**What the task requires**: Your task is to quote the records from their first line through the line containing "const ref = useRef<HTMLCanvasElement", with nothing added or left out.

**Records provided**:

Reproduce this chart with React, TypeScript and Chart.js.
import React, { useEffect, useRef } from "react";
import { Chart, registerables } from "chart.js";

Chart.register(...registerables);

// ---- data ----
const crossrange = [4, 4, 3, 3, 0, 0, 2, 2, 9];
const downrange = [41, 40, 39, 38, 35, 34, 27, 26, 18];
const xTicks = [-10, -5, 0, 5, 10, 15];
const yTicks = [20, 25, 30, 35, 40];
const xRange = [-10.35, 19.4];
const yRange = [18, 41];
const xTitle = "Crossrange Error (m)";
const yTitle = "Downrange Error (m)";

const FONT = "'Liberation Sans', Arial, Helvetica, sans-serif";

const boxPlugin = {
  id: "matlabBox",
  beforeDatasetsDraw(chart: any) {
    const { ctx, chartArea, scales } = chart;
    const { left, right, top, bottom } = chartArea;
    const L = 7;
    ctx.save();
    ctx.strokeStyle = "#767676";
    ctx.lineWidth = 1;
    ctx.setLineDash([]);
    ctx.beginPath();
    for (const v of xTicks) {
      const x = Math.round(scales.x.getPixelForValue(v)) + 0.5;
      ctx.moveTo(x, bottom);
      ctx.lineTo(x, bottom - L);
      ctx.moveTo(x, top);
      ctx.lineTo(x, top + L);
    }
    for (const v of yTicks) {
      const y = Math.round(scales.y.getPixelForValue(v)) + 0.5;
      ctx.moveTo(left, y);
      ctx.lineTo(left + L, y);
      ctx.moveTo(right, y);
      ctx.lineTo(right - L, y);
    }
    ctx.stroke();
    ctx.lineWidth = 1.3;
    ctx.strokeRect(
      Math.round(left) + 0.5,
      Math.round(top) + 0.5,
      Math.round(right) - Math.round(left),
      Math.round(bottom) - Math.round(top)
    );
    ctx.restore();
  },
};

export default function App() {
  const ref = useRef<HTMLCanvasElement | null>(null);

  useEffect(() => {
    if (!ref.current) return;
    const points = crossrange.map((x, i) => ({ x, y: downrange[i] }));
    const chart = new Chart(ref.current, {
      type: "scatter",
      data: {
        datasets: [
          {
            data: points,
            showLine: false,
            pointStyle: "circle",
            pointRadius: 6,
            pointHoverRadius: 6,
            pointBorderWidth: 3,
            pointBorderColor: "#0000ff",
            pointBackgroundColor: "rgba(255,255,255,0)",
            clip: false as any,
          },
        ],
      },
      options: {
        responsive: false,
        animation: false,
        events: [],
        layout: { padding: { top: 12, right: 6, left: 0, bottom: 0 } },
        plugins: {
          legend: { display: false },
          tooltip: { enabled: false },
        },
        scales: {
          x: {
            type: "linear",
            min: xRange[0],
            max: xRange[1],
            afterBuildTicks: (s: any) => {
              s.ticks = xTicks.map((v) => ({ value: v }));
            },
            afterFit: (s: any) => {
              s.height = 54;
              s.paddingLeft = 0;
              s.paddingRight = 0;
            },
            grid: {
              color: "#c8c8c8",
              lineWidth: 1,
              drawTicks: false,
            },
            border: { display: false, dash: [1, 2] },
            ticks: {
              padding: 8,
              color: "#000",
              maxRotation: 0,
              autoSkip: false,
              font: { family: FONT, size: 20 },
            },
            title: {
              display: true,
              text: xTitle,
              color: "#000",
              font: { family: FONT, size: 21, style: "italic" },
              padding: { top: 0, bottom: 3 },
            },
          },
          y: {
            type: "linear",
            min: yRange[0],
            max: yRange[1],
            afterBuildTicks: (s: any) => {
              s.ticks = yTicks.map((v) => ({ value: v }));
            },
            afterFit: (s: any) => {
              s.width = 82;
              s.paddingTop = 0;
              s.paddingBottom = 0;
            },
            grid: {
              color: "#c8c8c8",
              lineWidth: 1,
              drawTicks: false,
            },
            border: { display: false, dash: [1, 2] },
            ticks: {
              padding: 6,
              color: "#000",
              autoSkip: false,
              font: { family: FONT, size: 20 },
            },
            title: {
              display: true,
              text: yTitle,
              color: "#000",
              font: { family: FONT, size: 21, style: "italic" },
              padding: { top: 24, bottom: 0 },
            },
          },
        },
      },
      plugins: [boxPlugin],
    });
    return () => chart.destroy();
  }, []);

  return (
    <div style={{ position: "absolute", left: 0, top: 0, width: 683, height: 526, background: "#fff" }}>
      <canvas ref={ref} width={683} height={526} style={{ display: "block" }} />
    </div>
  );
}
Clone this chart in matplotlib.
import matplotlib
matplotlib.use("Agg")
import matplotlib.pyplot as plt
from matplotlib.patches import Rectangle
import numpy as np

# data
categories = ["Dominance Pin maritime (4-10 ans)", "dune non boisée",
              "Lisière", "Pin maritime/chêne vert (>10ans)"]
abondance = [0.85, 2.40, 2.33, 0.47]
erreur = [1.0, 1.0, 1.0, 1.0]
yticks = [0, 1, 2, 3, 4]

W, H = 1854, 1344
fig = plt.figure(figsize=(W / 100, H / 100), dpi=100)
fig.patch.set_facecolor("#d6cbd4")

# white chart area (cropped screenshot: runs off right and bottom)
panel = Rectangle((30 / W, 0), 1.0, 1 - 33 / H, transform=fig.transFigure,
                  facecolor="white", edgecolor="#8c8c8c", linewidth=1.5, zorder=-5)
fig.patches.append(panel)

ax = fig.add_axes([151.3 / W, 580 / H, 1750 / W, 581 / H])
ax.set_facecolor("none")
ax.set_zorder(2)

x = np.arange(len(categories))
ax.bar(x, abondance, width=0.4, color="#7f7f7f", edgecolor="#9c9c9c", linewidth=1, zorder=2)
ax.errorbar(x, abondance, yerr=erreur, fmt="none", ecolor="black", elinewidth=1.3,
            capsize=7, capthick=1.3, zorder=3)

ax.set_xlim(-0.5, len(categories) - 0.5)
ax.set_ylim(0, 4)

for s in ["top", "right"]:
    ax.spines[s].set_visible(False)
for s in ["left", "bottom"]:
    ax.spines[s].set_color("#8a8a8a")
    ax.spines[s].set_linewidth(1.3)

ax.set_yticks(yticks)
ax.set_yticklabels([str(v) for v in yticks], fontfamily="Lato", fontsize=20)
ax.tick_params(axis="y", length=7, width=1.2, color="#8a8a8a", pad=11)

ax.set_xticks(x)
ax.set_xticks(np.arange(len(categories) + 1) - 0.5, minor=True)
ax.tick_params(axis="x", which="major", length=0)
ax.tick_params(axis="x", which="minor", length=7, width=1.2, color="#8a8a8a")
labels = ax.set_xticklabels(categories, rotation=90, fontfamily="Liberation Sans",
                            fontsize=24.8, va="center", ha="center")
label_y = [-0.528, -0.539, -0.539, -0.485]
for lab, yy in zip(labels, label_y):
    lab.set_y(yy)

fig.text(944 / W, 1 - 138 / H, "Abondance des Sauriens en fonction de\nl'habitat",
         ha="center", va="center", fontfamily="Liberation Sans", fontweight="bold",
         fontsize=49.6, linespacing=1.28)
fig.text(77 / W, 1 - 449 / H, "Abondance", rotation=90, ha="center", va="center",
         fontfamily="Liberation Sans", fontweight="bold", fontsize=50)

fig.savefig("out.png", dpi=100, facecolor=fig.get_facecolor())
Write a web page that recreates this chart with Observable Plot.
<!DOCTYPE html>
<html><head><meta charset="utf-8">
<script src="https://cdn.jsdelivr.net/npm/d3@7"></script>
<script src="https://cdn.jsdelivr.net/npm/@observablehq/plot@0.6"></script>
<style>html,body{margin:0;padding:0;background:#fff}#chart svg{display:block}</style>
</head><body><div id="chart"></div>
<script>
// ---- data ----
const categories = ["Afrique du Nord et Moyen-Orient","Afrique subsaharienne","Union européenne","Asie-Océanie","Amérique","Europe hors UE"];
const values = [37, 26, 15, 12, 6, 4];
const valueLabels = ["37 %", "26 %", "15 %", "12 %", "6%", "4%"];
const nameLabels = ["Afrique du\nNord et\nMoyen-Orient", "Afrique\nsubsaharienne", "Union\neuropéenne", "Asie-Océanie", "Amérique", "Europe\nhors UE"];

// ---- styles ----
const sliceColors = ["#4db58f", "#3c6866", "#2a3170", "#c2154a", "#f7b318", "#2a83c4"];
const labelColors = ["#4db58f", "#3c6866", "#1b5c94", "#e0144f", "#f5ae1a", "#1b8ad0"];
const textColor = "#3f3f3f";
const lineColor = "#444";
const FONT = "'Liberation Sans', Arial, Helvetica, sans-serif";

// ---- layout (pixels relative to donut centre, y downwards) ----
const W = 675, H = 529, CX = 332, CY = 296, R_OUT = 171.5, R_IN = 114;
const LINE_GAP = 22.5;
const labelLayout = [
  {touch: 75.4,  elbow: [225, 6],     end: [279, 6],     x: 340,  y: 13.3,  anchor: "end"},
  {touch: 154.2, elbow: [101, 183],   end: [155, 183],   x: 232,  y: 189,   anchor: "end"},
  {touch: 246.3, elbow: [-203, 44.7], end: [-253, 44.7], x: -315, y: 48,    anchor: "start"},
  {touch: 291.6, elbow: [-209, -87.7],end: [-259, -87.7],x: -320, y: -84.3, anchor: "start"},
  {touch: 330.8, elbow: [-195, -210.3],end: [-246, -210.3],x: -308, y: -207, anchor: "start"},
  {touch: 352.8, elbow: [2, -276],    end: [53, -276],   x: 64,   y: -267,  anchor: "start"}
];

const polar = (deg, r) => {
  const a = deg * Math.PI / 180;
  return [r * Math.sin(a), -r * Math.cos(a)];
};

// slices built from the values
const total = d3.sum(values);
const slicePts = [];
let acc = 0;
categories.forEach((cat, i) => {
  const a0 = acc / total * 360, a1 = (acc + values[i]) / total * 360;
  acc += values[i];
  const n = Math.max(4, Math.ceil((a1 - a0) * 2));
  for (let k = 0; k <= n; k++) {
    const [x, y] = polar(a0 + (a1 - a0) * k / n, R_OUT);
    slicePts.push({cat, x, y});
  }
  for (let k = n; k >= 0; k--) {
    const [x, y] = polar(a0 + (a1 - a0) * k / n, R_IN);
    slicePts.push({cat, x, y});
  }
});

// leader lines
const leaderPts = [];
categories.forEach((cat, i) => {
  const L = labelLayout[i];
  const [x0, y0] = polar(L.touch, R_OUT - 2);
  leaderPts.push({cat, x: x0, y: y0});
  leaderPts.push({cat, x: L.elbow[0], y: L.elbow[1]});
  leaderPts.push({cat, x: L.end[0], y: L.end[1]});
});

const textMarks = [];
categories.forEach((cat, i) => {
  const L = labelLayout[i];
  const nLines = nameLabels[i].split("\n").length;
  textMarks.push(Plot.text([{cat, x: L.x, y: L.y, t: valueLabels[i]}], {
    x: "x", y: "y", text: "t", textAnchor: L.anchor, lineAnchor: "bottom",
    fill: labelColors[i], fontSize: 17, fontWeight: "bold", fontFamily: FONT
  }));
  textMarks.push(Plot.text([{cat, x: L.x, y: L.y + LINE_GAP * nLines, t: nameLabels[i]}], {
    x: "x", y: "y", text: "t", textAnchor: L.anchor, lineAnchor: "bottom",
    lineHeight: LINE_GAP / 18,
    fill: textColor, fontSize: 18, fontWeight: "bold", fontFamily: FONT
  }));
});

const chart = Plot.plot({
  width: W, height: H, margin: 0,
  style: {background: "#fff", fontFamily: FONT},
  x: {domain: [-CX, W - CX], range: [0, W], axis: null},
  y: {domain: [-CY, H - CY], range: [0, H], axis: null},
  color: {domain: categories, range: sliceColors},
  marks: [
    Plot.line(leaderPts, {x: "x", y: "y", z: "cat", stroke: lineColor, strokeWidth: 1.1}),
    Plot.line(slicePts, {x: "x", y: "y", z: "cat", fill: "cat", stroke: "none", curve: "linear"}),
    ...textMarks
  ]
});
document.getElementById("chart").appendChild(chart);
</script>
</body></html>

**Output of the exercise**:
Reproduce this chart with React, TypeScript and Chart.js.
import React, { useEffect, useRef } from "react";
import { Chart, registerables } from "chart.js";

Chart.register(...registerables);

// ---- data ----
const crossrange = [4, 4, 3, 3, 0, 0, 2, 2, 9];
const downrange = [41, 40, 39, 38, 35, 34, 27, 26, 18];
const xTicks = [-10, -5, 0, 5, 10, 15];
const yTicks = [20, 25, 30, 35, 40];
const xRange = [-10.35, 19.4];
const yRange = [18, 41];
const xTitle = "Crossrange Error (m)";
const yTitle = "Downrange Error (m)";

const FONT = "'Liberation Sans', Arial, Helvetica, sans-serif";

const boxPlugin = {
  id: "matlabBox",
  beforeDatasetsDraw(chart: any) {
    const { ctx, chartArea, scales } = chart;
    const { left, right, top, bottom } = chartArea;
    const L = 7;
    ctx.save();
    ctx.strokeStyle = "#767676";
    ctx.lineWidth = 1;
    ctx.setLineDash([]);
    ctx.beginPath();
    for (const v of xTicks) {
      const x = Math.round(scales.x.getPixelForValue(v)) + 0.5;
      ctx.moveTo(x, bottom);
      ctx.lineTo(x, bottom - L);
      ctx.moveTo(x, top);
      ctx.lineTo(x, top + L);
    }
    for (const v of yTicks) {
      const y = Math.round(scales.y.getPixelForValue(v)) + 0.5;
      ctx.moveTo(left, y);
      ctx.lineTo(left + L, y);
      ctx.moveTo(right, y);
      ctx.lineTo(right - L, y);
    }
    ctx.stroke();
    ctx.lineWidth = 1.3;
    ctx.strokeRect(
      Math.round(left) + 0.5,
      Math.round(top) + 0.5,
      Math.round(right) - Math.round(left),
      Math.round(bottom) - Math.round(top)
    );
    ctx.restore();
  },
};

export default function App() {
  const ref = useRef<HTMLCanvasElement | null>(null);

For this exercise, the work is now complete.